This article was first published in the Globe and Mail on February 12, 2009.

In one of his more dramatic Question Period performances, the federal NDP Leader announced last week that the “United States has had a Buy American Act for 76 years,” and that “it's perfectly legal.” He then followed up: “Can the Prime Minister tell us what's wrong with a Buy Canadian policy as permitted under continental and global trade rules?”

The question was prompted by the new protectionist proviso attached to Congress's economic stimulus bill. It is, however, premised on a faulty foundation.

The legal truth is a complicated one. It involves a fine analysis of U.S. legislative history, along with Canada's treaty obligations under the North American free-trade agreement, and the World Trade Organization rules and their annexes on central and subcentral government procurement policies. The Canadian Auto Workers, with their allies the United Steelworkers, have procured a legal opinion on which Jack Layton's assertions are apparently based, although a careful reading of the opinion reveals the complexity. But if you think organized labour and its politicians can't turn a multifaceted legal question into a singular polemic about economic nationalism, then you don't know Jack.

Since 1933, the United States has had Buy American protections for government procurement projects. Restrictions on suppliers began to loosen during the Tokyo round of trade negotiations in the late 1970s, when the World Trade Organization took its first stab at government procurement rules. Under the Trade Agreements Act of 1979, the president is authorized to apply a so-called “public interest waiver” of the Buy American rules and exempt countries that reciprocally waive their own buy-local restrictions for U.S. firms.

Waivers have been issued to signatories to the WTO's Agreement on Government Procurement, which came into force in 1981, and to states that have signed conventions with the United States that contain their own chapters on government procurement. As a party to the original Canada-U.S. free-trade agreement (FTA) since 1989 and NAFTA since 1994, Canadian suppliers have benefited from these waivers.

There is much to criticize in the current congressional initiatives. The most restrictive Buy American provisions, which until now have applied only to purchases of steel and manufactured products by the Transportation Department, will, if the stimulus bill is not amended, apply to all U.S. government projects. Domestic suppliers will be given a cushion that allows public works to exceed by 25 per cent the price that they would cost if cheaper imported materials were used. Moreover, in the House of Representatives version of the bill, waivers will no longer be given to trade-agreement partners.

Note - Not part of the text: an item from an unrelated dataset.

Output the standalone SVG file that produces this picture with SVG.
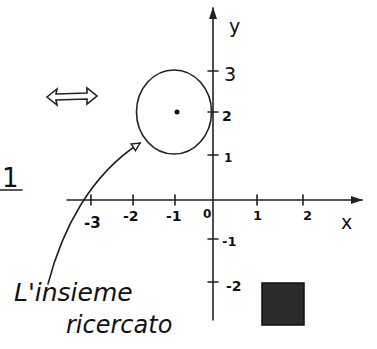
<svg xmlns="http://www.w3.org/2000/svg" width="377" height="349" viewBox="0 0 377 349">
<defs>
<style>
.ax{stroke:#222;stroke-width:1.6;fill:none;stroke-linecap:round}
.t{font-family:"DejaVu Sans","Liberation Sans",sans-serif;fill:#111;font-weight:bold}
.n{font-family:"DejaVu Sans","Liberation Sans",sans-serif;fill:#111;font-weight:normal}
.h{font-family:"DejaVu Sans","Liberation Sans",sans-serif;fill:#111;font-style:italic}
</style>
<marker id="ah" markerWidth="12" markerHeight="10" refX="11" refY="5" orient="auto" markerUnits="userSpaceOnUse">
<path d="M0,1 L12,5 L0,9 Z" fill="#222"/>
</marker>
<marker id="oh" markerWidth="10" markerHeight="10" refX="9" refY="5" orient="auto" markerUnits="userSpaceOnUse">
<path d="M1,1 L9,5 L1,9 Z" fill="#fff" stroke="#222" stroke-width="1.4"/>
</marker>
</defs>
<rect width="377" height="349" fill="#fff"/>
<g id="axes">
<line class="ax" x1="67" y1="200" x2="362" y2="200" marker-end="url(#ah)"/>
<line class="ax" x1="213" y1="320" x2="213" y2="8" marker-end="url(#ah)"/>
<path class="ax" d="M91,195v10M133,195v10M175,195v10M257,195v10M303,195v10M208,71h10M208,112h10M208,155h10M208,239h10M208,282h10"/>
</g>
<g id="labels">
<text class="t" x="84" y="228" font-size="15">-3</text>
<text class="t" x="123" y="221" font-size="14">-2</text>
<text class="t" x="166" y="221" font-size="14">-1</text>
<text class="t" x="203" y="218" font-size="12">0</text>
<text class="t" x="253" y="220" font-size="13">1</text>
<text class="t" x="303" y="220" font-size="13">2</text>
<text class="n" x="341" y="229" font-size="19">x</text>
<text class="n" x="229" y="33" font-size="19">y</text>
<text class="n" x="224" y="81" font-size="19">3</text>
<text class="t" x="222" y="121" font-size="14">2</text>
<text class="t" x="224" y="162" font-size="12">1</text>
<text class="t" x="222" y="246" font-size="13">-1</text>
<text class="t" x="226" y="291" font-size="14">-2</text>
<text class="n" x="2" y="187" font-size="26">1</text>
<line class="ax" x1="0" y1="190" x2="22" y2="190"/>
</g>
<g id="circle">
<ellipse class="ax" cx="174" cy="112" rx="37.5" ry="42"/>
<circle cx="177" cy="112" r="2.5" fill="#111"/>
</g>
<g id="square">
<rect x="262" y="283" width="42" height="42" fill="#2b2b2b" stroke="#111" stroke-width="1.5"/>
</g>
<g id="doublearrow">
<path class="ax" d="M47,97 L57,89 L56,94 L87,93 L87,88 L97,96 L87,104 L87,99 L56,100 L57,105 Z" stroke-width="1.5"/>
</g>
<g id="connectors">
<path class="ax" d="M48,284 C62,230 90,175 140,143" stroke-width="1.2" marker-end="url(#oh)"/>
</g>
<g id="note">
<text class="h" x="14" y="301" font-size="25">L'insieme</text>
<text class="h" x="66" y="333" font-size="24">ricercato</text>
</g>
</svg>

The Senate has softened the protectionist impulses of the House, adding an “assurance” that these policies will be “applied in a manner consistent with U.S. obligations under international agreements.” That vague statement, however, is still not an unambiguous confirmation that the waivers that have protected Canada, and about 15 other countries with which the U.S. has trade arrangements, will remain in place. Stronger legislative language is needed if President Barack Obama's commitment not to damage trade relations is to become reality.

Congress's protectionist instincts are, of course, not only bad for us, they're bad for the Americans. Who but the American taxpayer will foot the inflated bill for domestic steel and other supplies once imports are all but eliminated? The same would be true for Canadian taxpayers under the bloated project costs one could expect under a Buy Canadian policy.

Domestic steel may be cushioned, but the rest of us would make up for the loss of U.S. sales. More importantly, protectionist initiatives misconstrue the stature of treaties. These legal commitments, whether with international institutions, our allies or our trading partners, are more than policies of the moment, they are for the long haul. They can be breached or terminated if necessary, but at a cost that is well beyond the changes in policy that occur with a new budget or a new administration. Canada's larger commitment to multilateral legality and the international community ought not to be so quickly sold out.

The NDP Leader ended Question Period asking rhetorically: “What would be wrong with policies that have us just buy here?” The answer was given 25 years ago by the European Court of Justice in its famous “Buy Irish” judgment condemning an ad campaign promoting domestic goods.

The current congressional bill, and any proposed Canadian backlash, is, as the European judges said of Ireland's campaign, designed to “frustrate the aims of the community.” In international legal relations, that's generally a bad idea.